What happens when you click search on google.com ?

To understand what happens when we Google something, we need to dig deeper and follow the process from the other end.

Google bots are constantly crawling the web. This software programmes - called Spiders - start with fetching a few web pages, then they follow the links on those pages and fetch the pages they point to, and follow all the links on those pages and fetch the pages they link to, and so on, until they’ve indexed a pretty big chunk of the web. Once the page is crawled, it is indexed within the seconds.

Now Google’s algorithm estimates the domain and page’s overall authority. It is not surprising that Google doesn’t reveal too much and is very secretive about it - its algorithm is in fact what makes it so great.

The software behind Google’s search technology conducts a series of simultaneous calculations requiring only a fraction of a second. Traditional search engines rely heavily on how often a word appears on a web page. Google uses more than 200 signals - they not only ask questions like “how many times does this page contain the key word?”, “do the words appear in the title?”, “in a url?”, “directly adjacent?”, “does the page include synonyms for those words”, “is this page from a quality website or is it low quality”, “what is this page page rank?”, but also examine the entire link structure of the web with their PageRank algorithm. They also conduct a hypertext-matching analysis to determine which pages are relevant to the specific search being conducted.

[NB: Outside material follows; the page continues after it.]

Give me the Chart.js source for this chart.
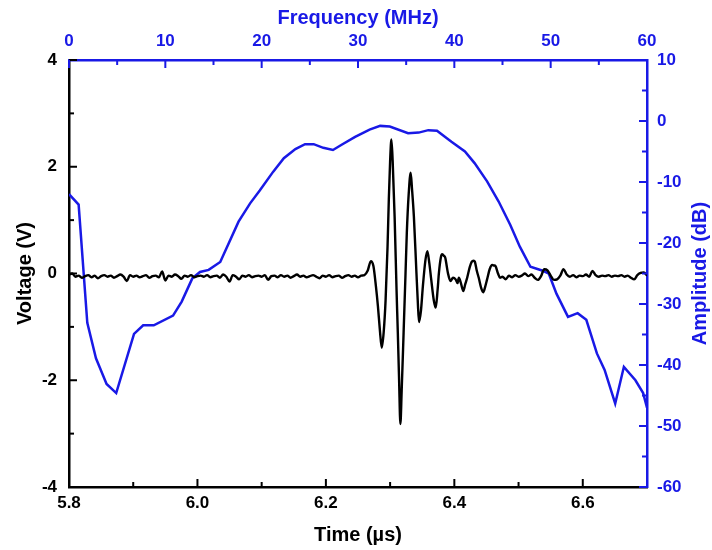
<!DOCTYPE html>
<html>
<head>
<meta charset="utf-8">
<script src="https://cdn.jsdelivr.net/npm/chart.js@4.4.1/dist/chart.umd.min.js"></script>
<style>
  html, body { margin: 0; padding: 0; background: #fff; }
  #wrap { width: 712px; height: 550px; position: relative; }
</style>
</head>
<body>
<div id="wrap"><canvas id="c"></canvas></div>
<script>
// ---------- DATA ----------
// Time-domain waveform (black): time in µs, voltage in V
const baselineTime = [
  5.800,5.805,5.810,5.815,5.820,5.825,5.830,5.835,5.840,5.845,
  5.850,5.855,5.860,5.865,5.870,5.875,5.880,5.885,5.890,5.895,
  5.900,5.905,5.910,5.915,5.920,5.925,5.930,5.935,5.940,5.945,
  5.950,5.955,5.960,5.965,5.970,5.975,5.980,5.985,5.990,5.995,
  6.000,6.005,6.010,6.015,6.020,6.025,6.030,6.035,6.040,6.045,
  6.050,6.055,6.060,6.065,6.070,6.075,6.080,6.085,6.090,6.095,
  6.100,6.105,6.110,6.115,6.120,6.125,6.130,6.135,6.140,6.145,
  6.150,6.155,6.160,6.165,6.170,6.175,6.180,6.185,6.190,6.195,
  6.200,6.205,6.210,6.215,6.220,6.225,6.230,6.235,6.240,6.245,
  6.250,6.255,6.260
];
const baselineVolt = [
  -0.02,0.00,-0.06,-0.04,-0.08,-0.05,-0.03,-0.07,-0.04,-0.09,
  -0.05,-0.03,-0.06,-0.04,-0.08,-0.05,-0.02,-0.06,-0.14,-0.03,
  -0.06,-0.04,-0.07,-0.05,-0.03,-0.08,-0.05,-0.04,-0.07,0.04,
  -0.13,-0.04,-0.06,-0.02,-0.05,-0.10,-0.04,-0.06,-0.03,-0.07,
  -0.05,-0.04,-0.06,-0.03,-0.07,-0.05,-0.04,-0.08,-0.02,-0.06,
  -0.15,-0.03,-0.06,-0.11,-0.04,-0.06,-0.03,-0.07,-0.05,-0.04,
  -0.06,-0.03,-0.12,-0.05,-0.04,-0.07,-0.03,-0.06,-0.04,-0.08,
  -0.05,-0.02,-0.06,-0.04,-0.07,-0.05,-0.03,-0.06,-0.09,-0.04,
  -0.06,-0.03,-0.07,-0.05,-0.04,-0.08,-0.05,-0.03,-0.06,-0.04,
  -0.07,-0.04,-0.03
];
const pulseTime = [
  6.265,6.270,6.274,6.278,6.281,6.284,6.287,6.290,6.293,6.296,
  6.298,6.300,6.302,6.304,6.307,6.310,6.312,6.314,6.316,6.318,
  6.321,6.324,6.326,6.329,6.332,6.334,6.337,6.341,6.343,6.345,
  6.348,6.351,6.355,6.358,6.361,6.364,6.368,6.371,6.374,6.376,
  6.379,6.381,6.384,6.386,6.388,6.390,6.394,6.398,6.402,6.405,
  6.407,6.410,6.414,6.417,6.420,6.424,6.427,6.430,6.432,6.435,
  6.438,6.442,6.445,6.448,6.451,6.455,6.459,6.462,6.464,6.468,
  6.471,6.475
];
const pulseVolt = [
  0.05,0.23,0.14,-0.25,-0.61,-1.05,-1.39,-1.10,-0.49,0.50,
  1.39,2.10,2.51,2.10,1.07,-0.30,-1.11,-2.00,-2.82,-2.20,
  -1.11,0.00,0.76,1.50,1.89,1.60,1.07,0.01,-0.50,-0.91,
  -0.70,-0.24,0.25,0.42,0.20,-0.11,-0.50,-0.64,-0.30,0.01,
  0.30,0.36,0.33,0.29,0.15,0.01,-0.14,-0.08,-0.11,-0.18,
  -0.08,-0.17,-0.33,-0.20,-0.08,0.12,0.22,0.24,0.22,0.05,
  -0.08,-0.28,-0.35,-0.25,-0.11,0.08,0.16,0.15,0.14,0.00,
  -0.08,-0.06
];
const tailTime = [
  6.480,6.485,6.490,6.495,6.500,6.505,6.510,6.515,6.520,6.525,
  6.530,6.535,6.540,6.545,6.550,6.555,6.560,6.565,6.570,6.575,
  6.580,6.585,6.590,6.595,6.600,6.605,6.610,6.615,6.620,6.625,
  6.630,6.635,6.640,6.645,6.650,6.655,6.660,6.665,6.670,6.675,
  6.680,6.685,6.690,6.695,6.700
];
const tailVolt = [
  -0.11,-0.04,-0.07,-0.03,-0.06,-0.04,0.00,-0.05,-0.02,-0.08,
  -0.12,-0.05,0.08,0.06,-0.04,-0.12,-0.11,-0.04,0.08,-0.02,
  -0.06,-0.03,-0.07,-0.04,-0.05,-0.02,-0.06,0.05,-0.03,-0.06,
  -0.04,-0.05,-0.03,-0.06,-0.04,-0.05,-0.03,-0.06,-0.04,-0.08,
  -0.11,-0.03,0.01,0.02,-0.04
];

// Frequency spectrum (blue): frequency in MHz, amplitude in dB
const freqMHz = [
  0,1.0,1.9,2.8,3.9,4.9,6.75,7.7,8.8,10.8,
  11.7,12.8,13.6,14.5,15.7,17.6,18.8,19.8,21.2,22.3,
  23.5,24.5,25.4,26.4,27.4,28.3,29.7,31.2,32.3,33.3,
  35.2,36.3,37.3,38.2,39.7,41.1,42.1,43.4,44.6,45.8,
  46.8,47.9,49.1,49.8,50.6,51.8,52.8,53.7,54.8,55.6,
  56.7,57.6,58.8,59.6,60
];
const ampDb = [
  -12.0,-13.7,-33.1,-38.9,-43.1,-44.6,-34.9,-33.5,-33.5,-31.9,
  -29.6,-25.8,-24.75,-24.4,-23.1,-16.5,-13.5,-11.4,-8.3,-6.1,
  -4.6,-3.8,-3.8,-4.4,-4.75,-3.9,-2.6,-1.4,-0.8,-0.9,
  -2.0,-1.9,-1.5,-1.6,-3.4,-5.0,-6.9,-9.9,-13.2,-17.0,
  -20.6,-23.9,-24.5,-25.0,-28.3,-32.1,-31.5,-32.6,-38.1,-40.8,
  -46.3,-40.3,-42.5,-44.6,-47.0
];

// Tick labels
const timeTicks = [5.8, 6.0, 6.2, 6.4, 6.6];
const timeMinorTicks = [5.9, 6.1, 6.3, 6.5];
const voltTicks = [-4, -2, 0, 2, 4];
const voltMinorTicks = [-3, -1, 1, 3];
const freqTicks = [0, 10, 20, 30, 40, 50, 60];
const freqMinorTicks = [5, 15, 25, 35, 45, 55];
const dbTicks = [-60, -50, -40, -30, -20, -10, 0, 10];
const dbMinorTicks = [-55, -45, -35, -25, -15, -5, 5];

// ---------- STYLE ----------
const BLACK = '#000000';
const BLUE = 'rgb(25,25,230)';
const FONT = "'Liberation Sans', Arial, sans-serif";
const tickFont = { family: FONT, size: 17, weight: 'bold' };
const titleFont = { family: FONT, size: 20, weight: 'bold' };

const waveTime = baselineTime.concat(pulseTime, tailTime);
const waveVolt = baselineVolt.concat(pulseVolt, tailVolt);
const waveData = waveTime.map((t, i) => ({ x: t, y: waveVolt[i] }));
const specData = freqMHz.map((f, i) => ({ x: f, y: ampDb[i] }));

function setTicks(values) {
  return function (scale) { scale.ticks = values.map(v => ({ value: v })); };
}

const tickSpecs = [
  { id: 'x',  major: timeTicks, minor: timeMinorTicks, color: BLACK, side: 'bottom' },
  { id: 'y',  major: voltTicks, minor: voltMinorTicks, color: BLACK, side: 'left' },
  { id: 'x2', major: freqTicks, minor: freqMinorTicks, color: BLUE,  side: 'top' },
  { id: 'y2', major: dbTicks,   minor: dbMinorTicks,   color: BLUE,  side: 'right' }
];

const inwardTicks = {
  id: 'inwardTicks',
  afterDraw(chart) {
    const ctx = chart.ctx, a = chart.chartArea;
    ctx.save();
    ctx.lineWidth = 2;
    tickSpecs.forEach(s => {
      const sc = chart.scales[s.id];
      ctx.strokeStyle = s.color;
      const draw = (v, len) => {
        const p = sc.getPixelForValue(v);
        ctx.beginPath();
        if (s.side === 'bottom') { ctx.moveTo(p, a.bottom); ctx.lineTo(p, a.bottom - len); }
        if (s.side === 'top')    { ctx.moveTo(p, a.top);    ctx.lineTo(p, a.top + len); }
        if (s.side === 'left')   { ctx.moveTo(a.left, p);   ctx.lineTo(a.left + len, p); }
        if (s.side === 'right')  { ctx.moveTo(a.right, p);  ctx.lineTo(a.right - len, p); }
        ctx.stroke();
      };
      s.major.forEach(v => draw(v, 8));
      s.minor.forEach(v => draw(v, 5));
    });
    // right axis title, reading bottom-to-top
    ctx.fillStyle = BLUE;
    ctx.font = 'bold 20px ' + FONT;
    ctx.textAlign = 'center';
    ctx.textBaseline = 'middle';
    ctx.translate(700, (a.top + a.bottom) / 2);
    ctx.rotate(-Math.PI / 2);
    ctx.fillText('Amplitude (dB)', 0, 0);
    ctx.restore();
  }
};

new Chart(document.getElementById('c'), {
  type: 'scatter',
  data: {
    datasets: [
      {
        label: 'Voltage',
        data: waveData,
        xAxisID: 'x', yAxisID: 'y',
        showLine: true,
        borderColor: BLACK,
        borderWidth: 2.4,
        pointRadius: 0,
        cubicInterpolationMode: 'monotone',
        order: 1
      },
      {
        label: 'Amplitude',
        data: specData,
        xAxisID: 'x2', yAxisID: 'y2',
        showLine: true,
        borderColor: BLUE,
        borderWidth: 2.5,
        pointRadius: 0,
        tension: 0,
        order: 2
      }
    ]
  },
  options: {
    responsive: true,
    maintainAspectRatio: false,
    animation: false,
    layout: { padding: 0 },
    plugins: { legend: { display: false }, tooltip: { enabled: false } },
    scales: {
      x: {
        type: 'linear', position: 'bottom', min: 5.8, max: 6.7,
        afterBuildTicks: setTicks(timeTicks),
        afterFit(s) { s.height = 63; },
        grid: { display: false, drawTicks: false },
        border: { display: true, color: BLACK, width: 2.5 },
        ticks: { color: BLACK, font: tickFont, padding: 6, maxRotation: 0, autoSkip: false,
                 callback: v => Number(v).toFixed(1) },
        title: { display: true, text: 'Time (µs)', color: BLACK, font: titleFont, padding: { top: 0, bottom: 3 } }
      },
      y: {
        type: 'linear', position: 'left', min: -4, max: 4,
        afterBuildTicks: setTicks(voltTicks),
        afterFit(s) { s.width = 69; },
        grid: { display: false, drawTicks: false },
        border: { display: true, color: BLACK, width: 2.5 },
        ticks: { color: BLACK, font: tickFont, padding: 12, autoSkip: false },
        title: { display: true, text: 'Voltage (V)', color: BLACK, font: titleFont, padding: { top: 13, bottom: 0 } }
      },
      x2: {
        type: 'linear', position: 'top', min: 0, max: 60,
        afterBuildTicks: setTicks(freqTicks),
        afterFit(s) { s.height = 60; },
        grid: { display: false, drawTicks: false },
        border: { display: true, color: BLUE, width: 2.5 },
        ticks: { color: BLUE, font: tickFont, padding: 8, maxRotation: 0, autoSkip: false },
        title: { display: true, text: 'Frequency (MHz)', color: BLUE, font: titleFont, padding: { top: 6, bottom: 0 } }
      },
      y2: {
        type: 'linear', position: 'right', min: -60, max: 10,
        afterBuildTicks: setTicks(dbTicks),
        afterFit(s) { s.width = 65; },
        grid: { display: false, drawTicks: false },
        border: { display: true, color: BLUE, width: 2.5 },
        ticks: { color: BLUE, font: tickFont, padding: 10, autoSkip: false },
        title: { display: false }
      }
    }
  },
  plugins: [inwardTicks]
});
</script>
</body>
</html>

This way Google creates a constantly updated cache of active web - so when we do a google search we aren’t actually searching the web - we’re searching google’s index of the web.

Finally, all these factors are combined together to produce each page’s overall score and send back your search results. By combing overall importance and query-specific relevance, Google put the most relevant and reliable results first.

Each entry includes a title, a url and a snippet of text to help me decide are whether this page is what I’m looking for. I also see links to similar pages, Google’s most recent stored version of that page, and related searches that I might want to try next.

It’s mind boggling when you realise all this happens in a split of a second.